Emanuel has been going after Chinese Communist Party chief Xi Jinping. Perhaps our former mayor was watching Fox News on Thursday when Germany’s foreign minister, Annalena Baerbock, referred to Xi as a “dictator.” That accurate choice of word was enough to get the German ambassador to China summoned on Sunday to hear China’s outrage at the remark, which it extremely, absurdly dubbed “extremely absurd.”

But Emanuel focused on the disappearance of Defense Minister Li Shangfu. And in an epic tweet (or an X, or whatever it now is called), he wrote, drawing on everything from the TV show “Only Murders in the Building” to his long-standing affection for Chicago Shakespeare Theater:

“As Shakespeare wrote in Hamlet, ‘Something is rotten in the state of Denmark.’ 1st: Defense Minister Li Shangfu hasn’t been seen or heard from in 3 weeks. 2nd: He was a no-show for his trip to Vietnam. Now: He’s absent from his scheduled meeting with the Singaporean Chief of Navy because he was placed on house arrest???...Might be getting crowded in there. Good news is I heard he’s paid off his mortgage with the Country Garden real estate developers. #MysteryInBeijingBuilding.”

If any other ambassador in the history of ambassadoring has written such a tweet, we hope you will write us and let us know.

This Rahm-style intervention is not as easily dismissed as his needling of Japan: That time, he was able to credibly say that he merely was supporting stated U.S. policy supporting individual rights.

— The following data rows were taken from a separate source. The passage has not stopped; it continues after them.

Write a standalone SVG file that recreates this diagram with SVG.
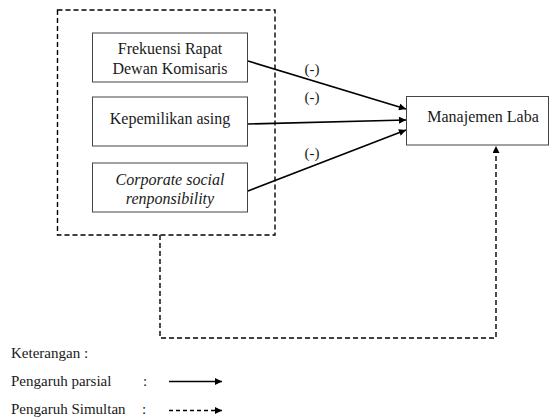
<svg xmlns="http://www.w3.org/2000/svg" width="550" height="419" viewBox="0 0 550 419" font-family="'Liberation Serif', 'DejaVu Serif', serif">
<defs>
<marker id="ah" viewBox="0 0 10 10" refX="10" refY="5" markerWidth="8" markerHeight="7" markerUnits="userSpaceOnUse" orient="auto">
<path d="M0,0 L10,5 L0,10 z" fill="#000"/>
</marker>
</defs>
<style>
text{font-family:'Liberation Serif','DejaVu Serif',serif;fill:#1a1a1a}
.box{fill:#fff;stroke:#444;stroke-width:1}
.lbl{font-size:16px;text-anchor:middle}
.it{font-style:italic}
.sign{font-size:15px;text-anchor:middle}
.leg{font-size:15px}
.solid{fill:none;stroke:#000;stroke-width:1.6}
.dash{fill:none;stroke:#000;stroke-width:1.4;stroke-dasharray:5,3}
</style>
<rect x="0" y="0" width="550" height="419" fill="#fff"/>
<g id="group-box">
<rect x="57.5" y="10" width="217.5" height="225" class="dash"/>
</g>
<g id="connectors">
<line x1="248" y1="61" x2="406" y2="109" class="solid" marker-end="url(#ah)"/>
<line x1="248" y1="124" x2="406" y2="120" class="solid" marker-end="url(#ah)"/>
<line x1="248" y1="191" x2="406" y2="130" class="solid" marker-end="url(#ah)"/>
<polyline points="160,235 160,338 496,338 496,146" class="dash" marker-end="url(#ah)"/>
<text x="312" y="74" class="sign">(-)</text>
<text x="312" y="101.5" class="sign">(-)</text>
<text x="312" y="158" class="sign">(-)</text>
</g>
<g id="node-frekuensi">
<rect x="92.5" y="33" width="155" height="49" class="box"/>
<text x="170" y="54" class="lbl">Frekuensi Rapat</text>
<text x="170" y="74" class="lbl">Dewan Komisaris</text>
</g>
<g id="node-kepemilikan">
<rect x="92.5" y="97" width="155" height="49" class="box"/>
<text x="170" y="124" class="lbl">Kepemilikan asing</text>
</g>
<g id="node-csr">
<rect x="92.5" y="163" width="155" height="49" class="box"/>
<text x="170" y="184.5" class="lbl it">Corporate social</text>
<text x="170" y="204" class="lbl it">renponsibility</text>
</g>
<g id="node-manajemen">
<rect x="406.5" y="96.5" width="142" height="48.5" class="box"/>
<text x="483" y="122" class="lbl">Manajemen Laba</text>
</g>
<g id="legend">
<text x="11" y="358" class="leg">Keterangan :</text>
<text x="11" y="386" class="leg">Pengaruh parsial</text>
<text x="143" y="386" class="leg">:</text>
<line x1="169" y1="381.5" x2="222" y2="381.5" class="solid" marker-end="url(#ah)"/>
<text x="11" y="414" class="leg">Pengaruh Simultan</text>
<text x="142" y="414" class="leg">:</text>
<line x1="169" y1="410.5" x2="222" y2="410.5" class="dash" style="stroke-dasharray:4,3" marker-end="url(#ah)"/>
</g>
</svg>
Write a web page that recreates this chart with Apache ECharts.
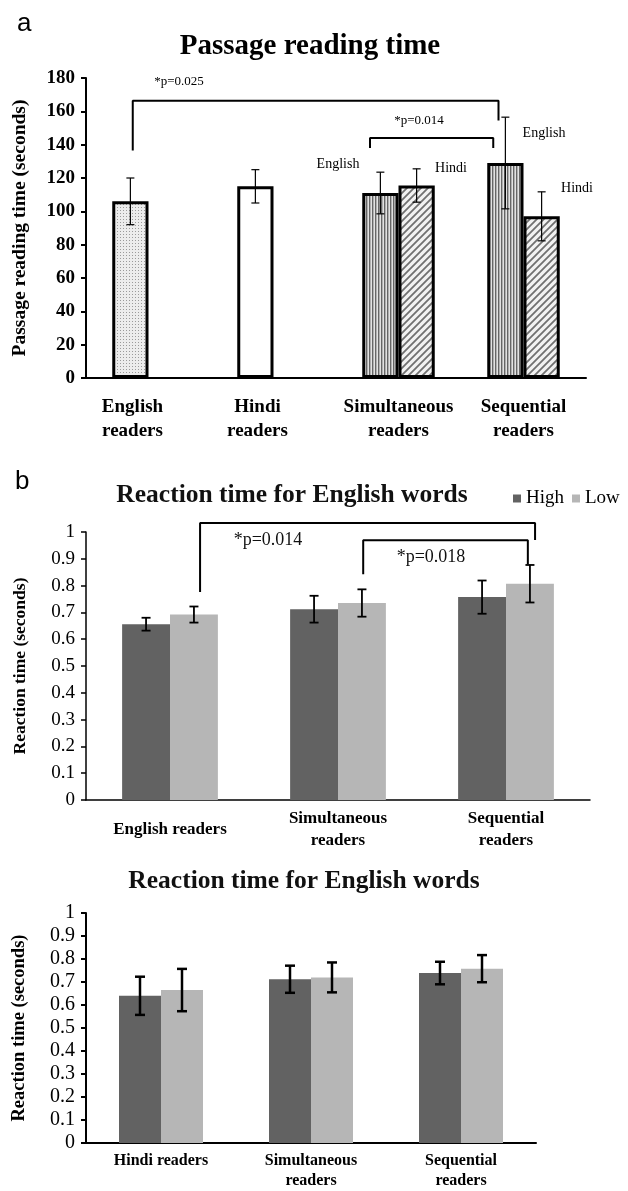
<!DOCTYPE html>
<html>
<head>
<meta charset="utf-8">
<script src="https://cdn.jsdelivr.net/npm/echarts@6/dist/echarts.min.js"></script>
<style>
  html, body { margin: 0; padding: 0; background: #fff; }
  #main { width: 628px; height: 1191px; }
</style>
</head>
<body>
<div id="main"></div>
<script>
// ---- panel a: passage reading time (seconds)
const groupsA = ['English\nreaders', 'Hindi\nreaders', 'Simultaneous\nreaders', 'Sequential\nreaders'];
const firstA = [106, 115, 111, 129];      // English text (or the group's only text)
const firstErrA = [14, 10, 12.5, 27.5];
const hindiA = [null, null, 115.5, 97];
const hindiErrA = [null, null, 10, 14.7];

// ---- panel b (top): reaction time, English readers vs bilinguals
const groupsB1 = ['English readers', 'Simultaneous\nreaders', 'Sequential\nreaders'];
const highB1 = [0.656, 0.712, 0.757];
const highErrB1 = [0.024, 0.05, 0.062];
const lowB1 = [0.692, 0.735, 0.807];
const lowErrB1 = [0.03, 0.051, 0.07];

// ---- panel b (bottom): reaction time, Hindi readers vs bilinguals
const groupsB2 = ['Hindi readers', 'Simultaneous\nreaders', 'Sequential\nreaders'];
const highB2 = [0.64, 0.712, 0.739];
const highErrB2 = [0.083, 0.059, 0.049];
const lowB2 = [0.665, 0.72, 0.758];
const lowErrB2 = [0.092, 0.065, 0.059];

// significance brackets: [xLeft, xRight (category units), yTop, yLeftEnd, yRightEnd]
const bracketsA = [
    [0.374, 3.30, 166.4, 136.5, 154.5],
    [2.272, 3.258, 144, 138, 138]
];
const bracketsB1 = [
    [0.679, 2.673, 1.034, 0.776, 0.97],
    [1.65, 2.63, 0.969, 0.842, 0.88]
];

const serif = 'Liberation Serif';

// fill patterns for panel a
function makePattern(w, h, draw) {
    const c = document.createElement('canvas');
    c.width = w; c.height = h;
    draw(c.getContext('2d'));
    return { image: c, repeat: 'repeat' };
}
const dotFill = makePattern(3, 3, (ctx) => {
    ctx.fillStyle = '#ececec'; ctx.fillRect(0, 0, 3, 3);
    ctx.fillStyle = '#9a9a9a'; ctx.fillRect(0, 0, 1, 1);
});
const stripeFill = makePattern(3, 4, (ctx) => {
    ctx.fillStyle = '#e2e2e2'; ctx.fillRect(0, 0, 3, 4);
    ctx.fillStyle = '#666666'; ctx.fillRect(0, 0, 1.4, 4);
});
const hatchFill = makePattern(7, 7, (ctx) => {
    ctx.fillStyle = '#f2f2f2'; ctx.fillRect(0, 0, 7, 7);
    ctx.strokeStyle = '#707070'; ctx.lineWidth = 1.8;
    ctx.beginPath();
    ctx.moveTo(-1, 8); ctx.lineTo(8, -1);
    ctx.moveTo(-4, 4); ctx.lineTo(4, -4);
    ctx.moveTo(3, 11); ctx.lineTo(11, 3);
    ctx.stroke();
});
const firstFills = [dotFill, '#ffffff', stripeFill, stripeFill];

// error bars drawn at the bar slot (0 = left, 1 = right) of a 2-bar cluster
function errorBars(axis, means, errs, slot, gap, capHalf, lw) {
    const data = [];
    means.forEach((m, i) => {
        if (m != null) data.push([i, m - errs[i], m + errs[i]]);
    });
    return {
        type: 'custom',
        xAxisIndex: axis,
        yAxisIndex: axis,
        z: 5,
        silent: true,
        data: data,
        renderItem: function (params, api) {
            const lo = api.coord([api.value(0), api.value(1)]);
            const hi = api.coord([api.value(0), api.value(2)]);
            const bw = api.size([1, 0])[0] * (1 - gap) / 2;
            const x = lo[0] + (slot - 0.5) * bw;
            const st = { stroke: '#000', lineWidth: lw };
            return {
                type: 'group',
                children: [
                    { type: 'line', shape: { x1: x, y1: lo[1], x2: x, y2: hi[1] }, style: st },
                    { type: 'line', shape: { x1: x - capHalf, y1: lo[1], x2: x + capHalf, y2: lo[1] }, style: st },
                    { type: 'line', shape: { x1: x - capHalf, y1: hi[1], x2: x + capHalf, y2: hi[1] }, style: st }
                ]
            };
        }
    };
}

function bracketSeries(xAxis, yAxis, b) {
    return {
        type: 'line',
        xAxisIndex: xAxis,
        yAxisIndex: yAxis,
        data: [[b[0], b[3]], [b[0], b[2]], [b[1], b[2]], [b[1], b[4]]],
        symbol: 'none',
        clip: false,
        silent: true,
        lineStyle: { color: '#000', width: 2 },
        z: 6
    };
}

function catAxis(grid, data, lw, fontSize, lineHeight, margin, valign) {
    return {
        type: 'category',
        gridIndex: grid,
        data: data,
        axisLine: { lineStyle: { color: '#000', width: lw } },
        axisTick: { length: 6, lineStyle: { color: '#000', width: lw } },
        axisLabel: {
            interval: 0,
            color: '#000', fontFamily: serif, fontWeight: 'bold',
            fontSize: fontSize, lineHeight: lineHeight, margin: margin,
            verticalAlign: valign
        }
    };
}

function valAxis(grid, max, interval, name, nameSize, labelSize, labelWeight, lw, nameGap) {
    return {
        type: 'value',
        gridIndex: grid,
        min: 0, max: max, interval: interval,
        name: name,
        nameLocation: 'middle',
        nameGap: nameGap,
        nameTextStyle: { color: '#000', fontFamily: serif, fontWeight: 'bold', fontSize: nameSize },
        splitLine: { show: false },
        axisLine: { show: true, lineStyle: { color: '#000', width: lw } },
        axisTick: { show: true, length: 5, lineStyle: { color: '#000', width: lw } },
        axisLabel: { color: '#000', fontFamily: serif, fontSize: labelSize, fontWeight: labelWeight, margin: 11 }
    };
}

const chartDom = document.getElementById('main');
const myChart = echarts.init(chartDom, null, { renderer: 'canvas' });

const gapA = 0.42, gapB1 = 0.43, gapB2 = 0.44;

// the two single-bar groups of panel a carry their label under the bar
const xAxisA = catAxis(0, groupsA, 2, 19, 24, 17, 'top');
xAxisA.data = groupsA.map((g, i) => i < 2
    ? { value: g, textStyle: { padding: [0, 32, 0, 0] } }
    : g);

const option = {
    animation: false,
    backgroundColor: '#fff',
    title: [
        { text: 'a', left: 12, top: 6, textStyle: { fontFamily: 'Liberation Sans', fontSize: 26, fontWeight: 'normal', color: '#000' } },
        { text: 'Passage reading time', left: 305, top: 27, textAlign: 'center',
          textStyle: { fontFamily: serif, fontSize: 29, fontWeight: 'bold', color: '#000' } },
        { text: 'b', left: 10, top: 464, textStyle: { fontFamily: 'Liberation Sans', fontSize: 26, fontWeight: 'normal', color: '#000' } },
        { text: 'Reaction time for English words', left: 287, top: 477, textAlign: 'center',
          textStyle: { fontFamily: serif, fontSize: 25.5, fontWeight: 'bold', color: '#111' } },
        { text: 'Reaction time for English words', left: 299, top: 863, textAlign: 'center',
          textStyle: { fontFamily: serif, fontSize: 25.5, fontWeight: 'bold', color: '#111' } }
    ],
    legend: {
        data: ['High', 'Low'],
        left: 508, top: 484,
        icon: 'rect', itemWidth: 8, itemHeight: 8, itemGap: 8,
        selectedMode: false,
        textStyle: { fontFamily: serif, fontSize: 19, color: '#000' }
    },
    grid: [
        { left: 86, top: 78, width: 500, height: 300 },
        { left: 86, top: 532, width: 504, height: 268 },
        { left: 86, top: 913, width: 450, height: 234 }
    ],
    xAxis: [
        xAxisA,
        catAxis(1, groupsB1, 1.5, 17, 22, 30, 'middle'),
        catAxis(2, groupsB2, 2, 16, 20, 8, 'top'),
        { type: 'value', gridIndex: 0, min: 0, max: 4, show: false },
        { type: 'value', gridIndex: 1, min: 0, max: 3, show: false }
    ],
    yAxis: [
        valAxis(0, 180, 20, 'Passage reading time (seconds)', 19.5, 19, 'bold', 2, 56),
        valAxis(1, 1, 0.1, 'Reaction time (seconds)', 17.5, 19, 'normal', 1.5, 57),
        valAxis(2, 1, 0.1, 'Reaction time (seconds)', 18.5, 20, 'normal', 2, 57)
    ],
    graphic: [
        { type: 'text', x: 179, y: 82, style: { text: '*p=0.025', font: '13px ' + serif, fill: '#000', align: 'center', verticalAlign: 'middle' } },
        { type: 'text', x: 419, y: 121, style: { text: '*p=0.014', font: '13px ' + serif, fill: '#000', align: 'center', verticalAlign: 'middle' } },
        { type: 'text', x: 338, y: 164, style: { text: 'English', font: '14px ' + serif, fill: '#000', align: 'center', verticalAlign: 'middle' } },
        { type: 'text', x: 451, y: 168, style: { text: 'Hindi', font: '14px ' + serif, fill: '#000', align: 'center', verticalAlign: 'middle' } },
        { type: 'text', x: 544, y: 133, style: { text: 'English', font: '14px ' + serif, fill: '#000', align: 'center', verticalAlign: 'middle' } },
        { type: 'text', x: 577, y: 188, style: { text: 'Hindi', font: '14px ' + serif, fill: '#000', align: 'center', verticalAlign: 'middle' } },
        { type: 'text', x: 268, y: 540, style: { text: '*p=0.014', font: '18px ' + serif, fill: '#111', align: 'center', verticalAlign: 'middle' } },
        { type: 'text', x: 431, y: 557, style: { text: '*p=0.018', font: '18px ' + serif, fill: '#111', align: 'center', verticalAlign: 'middle' } }
    ],
    series: [
        {
            name: 'English', type: 'bar', xAxisIndex: 0, yAxisIndex: 0,
            barGap: 0, barCategoryGap: (gapA * 100) + '%',
            itemStyle: { borderColor: '#000', borderWidth: 3 },
            data: firstA.map((v, i) => ({ value: v, itemStyle: { color: firstFills[i] } }))
        },
        {
            name: 'Hindi', type: 'bar', xAxisIndex: 0, yAxisIndex: 0,
            barGap: 0, barCategoryGap: (gapA * 100) + '%',
            itemStyle: { color: hatchFill, borderColor: '#000', borderWidth: 3 },
            data: hindiA
        },
        errorBars(0, firstA, firstErrA, 0, gapA, 4, 1.2),
        errorBars(0, hindiA, hindiErrA, 1, gapA, 4, 1.2),
        bracketSeries(3, 0, bracketsA[0]),
        bracketSeries(3, 0, bracketsA[1]),

        {
            name: 'High', type: 'bar', xAxisIndex: 1, yAxisIndex: 1,
            barGap: 0, barCategoryGap: (gapB1 * 100) + '%',
            itemStyle: { color: '#626262' }, data: highB1
        },
        {
            name: 'Low', type: 'bar', xAxisIndex: 1, yAxisIndex: 1,
            barGap: 0, barCategoryGap: (gapB1 * 100) + '%',
            itemStyle: { color: '#b6b6b6' }, data: lowB1
        },
        errorBars(1, highB1, highErrB1, 0, gapB1, 4.5, 1.8),
        errorBars(1, lowB1, lowErrB1, 1, gapB1, 4.5, 1.8),
        bracketSeries(4, 1, bracketsB1[0]),
        bracketSeries(4, 1, bracketsB1[1]),

        {
            name: 'High', type: 'bar', xAxisIndex: 2, yAxisIndex: 2,
            barGap: 0, barCategoryGap: (gapB2 * 100) + '%',
            itemStyle: { color: '#626262' }, data: highB2
        },
        {
            name: 'Low', type: 'bar', xAxisIndex: 2, yAxisIndex: 2,
            barGap: 0, barCategoryGap: (gapB2 * 100) + '%',
            itemStyle: { color: '#b6b6b6' }, data: lowB2
        },
        errorBars(2, highB2, highErrB2, 0, gapB2, 5, 2.5),
        errorBars(2, lowB2, lowErrB2, 1, gapB2, 5, 2.5)
    ]
};

myChart.setOption(option);
</script>
</body>
</html>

This time, he’s not only dealing with a different country, but he’s also gone much further in his criticism of China than Biden’s own Cabinet members, who’ve been using more soothing rhetoric as China’s foreign minister, Wang Yi, and U.S. National Security Adviser Jake Sullivan met in Malta over the weekend. The talks on that island are an advance preview of a possible meeting between Xi and Biden at the Asia-Pacific Economic Cooperation leaders meeting in November; the agendas reportedly did not include discussion of “disappearances.”

Emanuel, it appears, did not get that “softly, softly” memo.

We’re intrigued by the question of what was on our former mayor’s agenda.

Was he replaying his old Washington role of tacitly approved attack dog? Was he going rogue out of a sense of personal moral outrage at China’s lack of transparency? Was he separating himself just a tad from the Biden administration in an attempt to better position himself in the event of a Biden withdrawal from a bid for a second term?

Was he setting himself up for another run for office? And what office might that be? National? Local?

Most likely, in our view, Emanuel was reminding the Biden inner circle of his political skills and his willingness to take the heat for being a caustic back channel, thus allowing Sullivan and Secretary of State Antony Blinken to take the high road.

Whatever the reason, and several may have been in play at once, you have to hand it to Emanuel for the verve with which he did what he did, drawing attention to these shameful Chinese “disappearances” from public view, just as too many political figures also are “disappearing” In Russia.

Compare that to Donald Trump, a presidential candidate preening odiously at the self-serving flattery coming his way from Vladimir Putin, a poster child for vanishing opposing persons (suicides, plane crashes) while saying absolutely nothing about his doings.

Emanuel is right to force authoritarian world leaders who would prefer not to draw attention to their actions to squirm a little in the sunlight.

We’ll end with this.

Here in Chicago, we’re now worried about whether our mayor will find the courage to strike a path separate from the Chicago Teachers Union.

We miss the days when we had a mayor ready to take on China.